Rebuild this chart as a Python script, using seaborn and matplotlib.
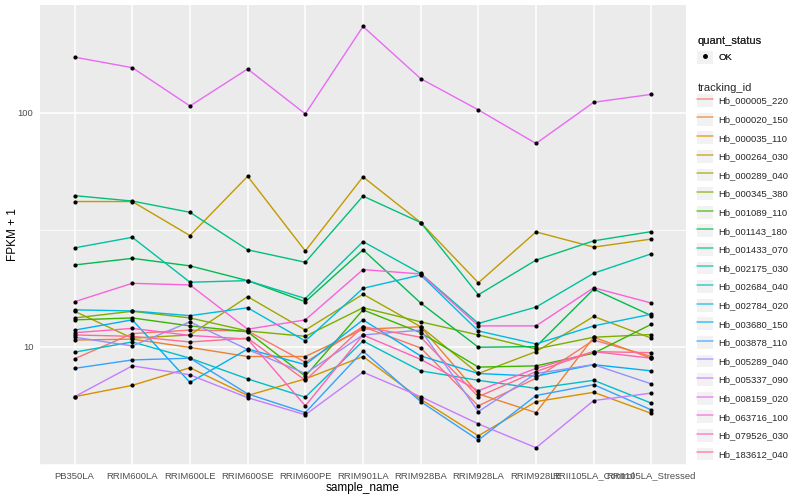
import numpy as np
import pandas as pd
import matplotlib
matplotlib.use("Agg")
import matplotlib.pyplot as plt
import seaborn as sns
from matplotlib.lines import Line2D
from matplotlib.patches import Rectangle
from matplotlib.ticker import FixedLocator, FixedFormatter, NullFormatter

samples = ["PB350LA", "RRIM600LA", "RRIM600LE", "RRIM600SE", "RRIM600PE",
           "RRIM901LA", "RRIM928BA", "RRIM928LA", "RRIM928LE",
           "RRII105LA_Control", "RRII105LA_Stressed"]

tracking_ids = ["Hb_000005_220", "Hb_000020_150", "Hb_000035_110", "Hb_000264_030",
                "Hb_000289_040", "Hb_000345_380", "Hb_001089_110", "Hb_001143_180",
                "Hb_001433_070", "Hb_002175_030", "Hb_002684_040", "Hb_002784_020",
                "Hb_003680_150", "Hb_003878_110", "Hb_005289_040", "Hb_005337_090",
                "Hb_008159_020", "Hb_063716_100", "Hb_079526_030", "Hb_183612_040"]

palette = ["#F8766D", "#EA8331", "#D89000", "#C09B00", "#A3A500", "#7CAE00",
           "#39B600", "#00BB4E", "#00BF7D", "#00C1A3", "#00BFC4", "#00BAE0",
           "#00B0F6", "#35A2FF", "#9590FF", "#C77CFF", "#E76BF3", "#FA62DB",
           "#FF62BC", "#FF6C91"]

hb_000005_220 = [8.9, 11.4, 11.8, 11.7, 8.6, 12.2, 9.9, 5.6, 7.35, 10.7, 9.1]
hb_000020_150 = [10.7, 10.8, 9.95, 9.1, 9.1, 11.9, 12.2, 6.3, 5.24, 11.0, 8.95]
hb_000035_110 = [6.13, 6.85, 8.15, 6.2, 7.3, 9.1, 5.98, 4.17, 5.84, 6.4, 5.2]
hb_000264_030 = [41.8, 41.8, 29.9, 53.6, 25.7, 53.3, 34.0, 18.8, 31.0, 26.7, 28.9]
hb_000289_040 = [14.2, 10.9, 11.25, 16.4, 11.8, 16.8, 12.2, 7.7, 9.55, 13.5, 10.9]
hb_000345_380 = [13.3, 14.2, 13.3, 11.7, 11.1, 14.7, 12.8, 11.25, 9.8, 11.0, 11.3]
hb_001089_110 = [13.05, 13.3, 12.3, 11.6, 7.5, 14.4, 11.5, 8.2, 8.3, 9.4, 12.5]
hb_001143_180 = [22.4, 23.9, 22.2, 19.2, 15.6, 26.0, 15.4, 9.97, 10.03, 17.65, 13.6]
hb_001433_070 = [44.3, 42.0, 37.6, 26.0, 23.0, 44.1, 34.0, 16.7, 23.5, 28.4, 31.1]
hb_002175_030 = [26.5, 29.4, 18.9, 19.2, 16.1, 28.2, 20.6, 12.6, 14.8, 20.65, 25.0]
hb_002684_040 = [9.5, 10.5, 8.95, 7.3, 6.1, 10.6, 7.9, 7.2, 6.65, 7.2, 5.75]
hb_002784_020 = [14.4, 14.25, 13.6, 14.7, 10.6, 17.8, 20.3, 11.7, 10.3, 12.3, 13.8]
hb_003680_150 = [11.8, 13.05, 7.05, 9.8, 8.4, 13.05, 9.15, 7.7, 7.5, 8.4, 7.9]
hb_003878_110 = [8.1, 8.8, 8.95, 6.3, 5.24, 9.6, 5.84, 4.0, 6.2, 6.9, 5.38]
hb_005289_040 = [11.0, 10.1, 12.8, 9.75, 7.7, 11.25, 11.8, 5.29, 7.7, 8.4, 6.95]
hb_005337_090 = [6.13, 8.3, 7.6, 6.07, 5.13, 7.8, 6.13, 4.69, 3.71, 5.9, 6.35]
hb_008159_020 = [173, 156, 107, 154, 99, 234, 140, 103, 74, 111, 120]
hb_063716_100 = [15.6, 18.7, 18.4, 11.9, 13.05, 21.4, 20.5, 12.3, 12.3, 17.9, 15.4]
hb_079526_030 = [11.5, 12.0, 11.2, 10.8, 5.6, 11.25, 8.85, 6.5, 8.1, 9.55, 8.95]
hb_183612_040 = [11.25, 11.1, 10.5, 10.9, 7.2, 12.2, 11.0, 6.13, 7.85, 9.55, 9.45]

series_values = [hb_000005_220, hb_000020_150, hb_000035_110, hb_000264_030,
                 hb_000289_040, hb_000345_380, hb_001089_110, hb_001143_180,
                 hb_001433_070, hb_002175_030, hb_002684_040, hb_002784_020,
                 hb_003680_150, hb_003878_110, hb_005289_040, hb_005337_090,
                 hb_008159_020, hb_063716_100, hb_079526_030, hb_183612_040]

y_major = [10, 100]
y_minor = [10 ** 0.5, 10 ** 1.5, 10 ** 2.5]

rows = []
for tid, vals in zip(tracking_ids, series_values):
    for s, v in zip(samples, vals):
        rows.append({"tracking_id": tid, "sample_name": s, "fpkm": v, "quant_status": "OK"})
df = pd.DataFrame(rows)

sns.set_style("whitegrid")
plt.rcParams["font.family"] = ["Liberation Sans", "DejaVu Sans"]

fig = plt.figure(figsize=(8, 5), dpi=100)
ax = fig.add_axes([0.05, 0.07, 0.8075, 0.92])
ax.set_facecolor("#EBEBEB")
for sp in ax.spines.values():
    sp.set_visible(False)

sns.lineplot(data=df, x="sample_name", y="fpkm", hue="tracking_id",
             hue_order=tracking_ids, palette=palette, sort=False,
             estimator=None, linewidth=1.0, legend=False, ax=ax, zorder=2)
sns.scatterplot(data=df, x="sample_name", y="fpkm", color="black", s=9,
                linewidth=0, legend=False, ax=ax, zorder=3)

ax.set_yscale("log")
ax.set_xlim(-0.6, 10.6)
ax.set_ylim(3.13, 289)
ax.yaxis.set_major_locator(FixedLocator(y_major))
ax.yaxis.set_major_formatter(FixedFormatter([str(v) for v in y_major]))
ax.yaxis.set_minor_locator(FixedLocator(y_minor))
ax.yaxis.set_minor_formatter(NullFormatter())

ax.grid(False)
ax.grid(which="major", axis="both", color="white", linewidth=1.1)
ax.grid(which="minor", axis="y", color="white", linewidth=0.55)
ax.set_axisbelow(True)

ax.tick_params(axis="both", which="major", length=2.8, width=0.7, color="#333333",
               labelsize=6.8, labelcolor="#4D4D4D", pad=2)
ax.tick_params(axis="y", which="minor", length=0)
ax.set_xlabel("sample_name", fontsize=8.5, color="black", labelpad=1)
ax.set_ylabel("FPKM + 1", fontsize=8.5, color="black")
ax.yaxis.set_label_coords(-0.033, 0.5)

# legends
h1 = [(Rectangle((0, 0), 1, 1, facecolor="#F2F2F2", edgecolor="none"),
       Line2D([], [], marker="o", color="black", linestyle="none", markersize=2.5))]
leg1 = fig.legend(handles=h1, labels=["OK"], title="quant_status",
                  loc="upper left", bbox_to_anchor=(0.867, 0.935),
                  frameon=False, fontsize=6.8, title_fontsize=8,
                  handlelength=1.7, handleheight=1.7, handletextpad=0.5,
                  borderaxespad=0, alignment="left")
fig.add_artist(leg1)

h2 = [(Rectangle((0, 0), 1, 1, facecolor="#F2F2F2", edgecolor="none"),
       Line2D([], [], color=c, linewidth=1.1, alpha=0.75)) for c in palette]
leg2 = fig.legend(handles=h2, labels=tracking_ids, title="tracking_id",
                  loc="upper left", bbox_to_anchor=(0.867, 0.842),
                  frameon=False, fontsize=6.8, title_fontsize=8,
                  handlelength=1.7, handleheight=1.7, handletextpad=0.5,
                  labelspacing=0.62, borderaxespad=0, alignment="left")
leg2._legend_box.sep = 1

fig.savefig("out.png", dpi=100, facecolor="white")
———
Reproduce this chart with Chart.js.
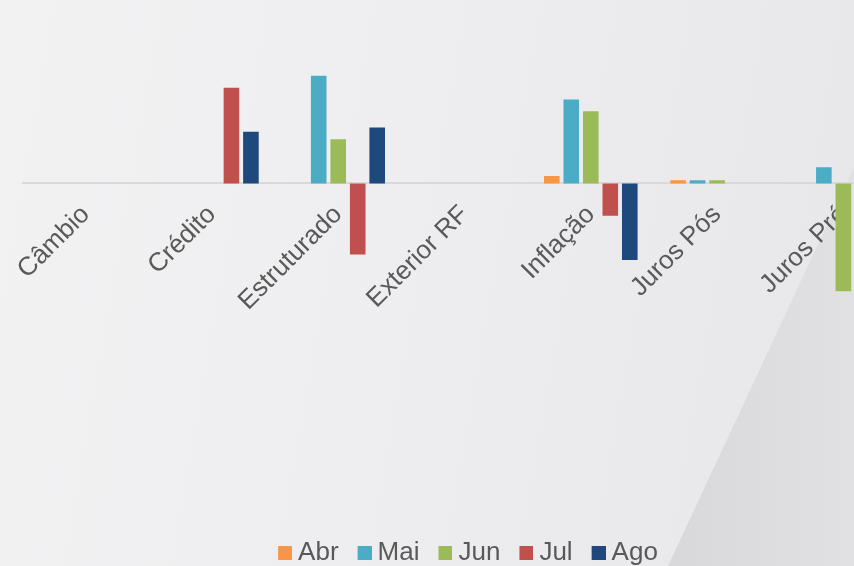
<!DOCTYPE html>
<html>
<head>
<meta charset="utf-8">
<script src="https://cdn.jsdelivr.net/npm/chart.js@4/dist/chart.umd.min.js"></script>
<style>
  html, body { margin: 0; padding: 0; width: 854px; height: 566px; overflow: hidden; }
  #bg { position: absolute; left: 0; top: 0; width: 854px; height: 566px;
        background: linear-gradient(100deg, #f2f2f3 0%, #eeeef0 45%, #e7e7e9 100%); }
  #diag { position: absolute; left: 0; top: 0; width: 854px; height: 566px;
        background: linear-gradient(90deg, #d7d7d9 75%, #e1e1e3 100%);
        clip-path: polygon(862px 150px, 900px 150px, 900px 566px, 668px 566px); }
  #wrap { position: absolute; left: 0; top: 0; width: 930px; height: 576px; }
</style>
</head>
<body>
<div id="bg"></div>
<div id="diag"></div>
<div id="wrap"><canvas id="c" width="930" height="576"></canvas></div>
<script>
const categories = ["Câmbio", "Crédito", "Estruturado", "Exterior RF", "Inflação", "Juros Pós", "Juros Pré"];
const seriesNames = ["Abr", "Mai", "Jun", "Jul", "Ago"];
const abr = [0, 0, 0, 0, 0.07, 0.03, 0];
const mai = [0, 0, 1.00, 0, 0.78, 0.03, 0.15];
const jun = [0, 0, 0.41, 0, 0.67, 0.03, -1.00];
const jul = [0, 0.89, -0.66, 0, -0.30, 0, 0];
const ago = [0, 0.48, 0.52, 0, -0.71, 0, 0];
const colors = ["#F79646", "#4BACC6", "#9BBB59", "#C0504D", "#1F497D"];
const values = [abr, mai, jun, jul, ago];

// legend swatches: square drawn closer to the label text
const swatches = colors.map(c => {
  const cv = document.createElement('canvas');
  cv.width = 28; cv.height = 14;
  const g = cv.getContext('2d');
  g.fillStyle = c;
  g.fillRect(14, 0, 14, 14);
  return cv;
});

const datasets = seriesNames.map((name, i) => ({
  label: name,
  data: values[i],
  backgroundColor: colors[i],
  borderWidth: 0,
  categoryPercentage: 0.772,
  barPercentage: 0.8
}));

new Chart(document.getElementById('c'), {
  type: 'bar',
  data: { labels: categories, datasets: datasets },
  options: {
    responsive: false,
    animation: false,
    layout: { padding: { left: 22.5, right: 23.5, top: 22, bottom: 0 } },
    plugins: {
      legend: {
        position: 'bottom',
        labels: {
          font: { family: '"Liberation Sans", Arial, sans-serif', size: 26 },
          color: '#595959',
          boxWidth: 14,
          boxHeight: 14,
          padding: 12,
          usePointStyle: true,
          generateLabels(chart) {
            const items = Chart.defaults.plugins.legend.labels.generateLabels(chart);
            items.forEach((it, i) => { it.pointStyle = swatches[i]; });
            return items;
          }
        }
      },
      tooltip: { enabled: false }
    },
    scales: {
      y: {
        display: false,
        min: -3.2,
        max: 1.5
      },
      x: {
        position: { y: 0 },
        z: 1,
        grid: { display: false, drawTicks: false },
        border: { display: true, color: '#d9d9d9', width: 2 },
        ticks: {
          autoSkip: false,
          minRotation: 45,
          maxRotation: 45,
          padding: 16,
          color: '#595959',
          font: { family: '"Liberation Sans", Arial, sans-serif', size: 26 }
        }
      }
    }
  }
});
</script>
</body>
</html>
———
What to produce
In the listing above, find the line containing "Rebuild this chart" and the line containing "from matplotlib.ticker import". Print those two lines and every line between them exactly, with no pictures.

Exercise solution
Rebuild this chart as a Python script, using seaborn and matplotlib.
import numpy as np
import pandas as pd
import matplotlib
matplotlib.use("Agg")
import matplotlib.pyplot as plt
import seaborn as sns
from matplotlib.lines import Line2D
from matplotlib.patches import Rectangle
from matplotlib.ticker import FixedLocator, FixedFormatter, NullFormatter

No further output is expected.